30-round magazines are the default for general-purpose use. They are the standard for training consistency and most defensive workflows. But 20-round magazines still have a role.

  • Use 30-round mags for: standing drills, movement work, and repetition-heavy classes.
  • Use 20-round mags for: prone precision, barricade work, and bench shooting.
  • Do not mix unlabeled calibers: clearly mark all .300 BLK mags.

Magazine Rotation and Maintenance Plan

  1. Number every magazine with paint marker or baseplate labels.
  2. Keep separate pools: training mags and validated defensive mags.
  3. Log malfunctions by magazine number, not by memory.
  4. Retire mags with repeat feed failures, crack growth, or weak retention.
  5. Re-test validated mags every quarter or after hard classes.
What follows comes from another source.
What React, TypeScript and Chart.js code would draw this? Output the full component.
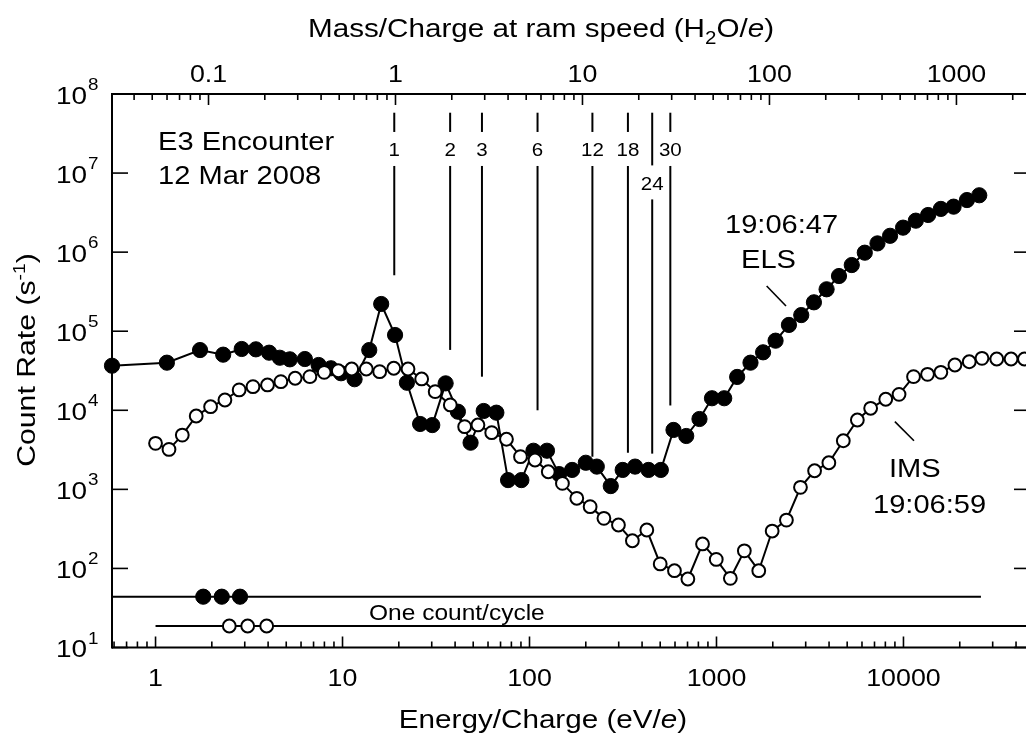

For a complete reliability baseline, pair this with the maintenance and inspection schedule and the first 1000 rounds training plan.

AR-15 Magazine FAQ

What is the best magazine for the AR-15?
For most users, quality polymer magazines such as modern PMAG variants remain the safest baseline because they are durable, widely available, and proven across different rifles. The best choice is still the one that runs reliably in your specific gun after live-fire testing.
Are Lancer AR-15 magazines reliable?
For this guide's standards, no. We do not recommend Lancer mags for serious use because users can induce failures by striking the base and causing rounds to pop free, which undermines confidence under stress. Use PMAG, SureFeed-pattern, or other proven options that pass your own drop and impact testing.
Do all AR-15s use the same magazine?
Most 5.56 and .223 AR-15 lowers use STANAG-pattern magazines, but compatibility still varies by brand, generation, and caliber. Always test lock-in, drop-free behavior, and feeding in your own rifle before relying on a new magazine type.
What magazine size should I use for AR-15 training?
30-round magazines are the practical default for most training and defensive workflows. 20-round magazines can be better for bench or prone work because they interfere less with support and position.
Can I use 5.56 magazines for .300 Blackout?
It can work, but dedicated .300 Blackout magazines are safer and usually more reliable. Dedicated mags reduce nose-diving issues and help prevent dangerous caliber mix-ups between 5.56 and .300 Blackout.
How often should AR-15 magazines be replaced?
Replace magazines based on function, not just age. Retire or rebuild any mag that stops feeding reliably, cracks, loses retention, or fails drop-free checks. Keep a separate pool for hard training and a validated pool for serious use.
Should I load 30-round magazines to 28 rounds?
Many shooters still load 28 for easier seating on a closed bolt, especially during fast reloads. Modern magazines often seat at 30 when in spec, but 28 remains a practical reliability margin during hard use.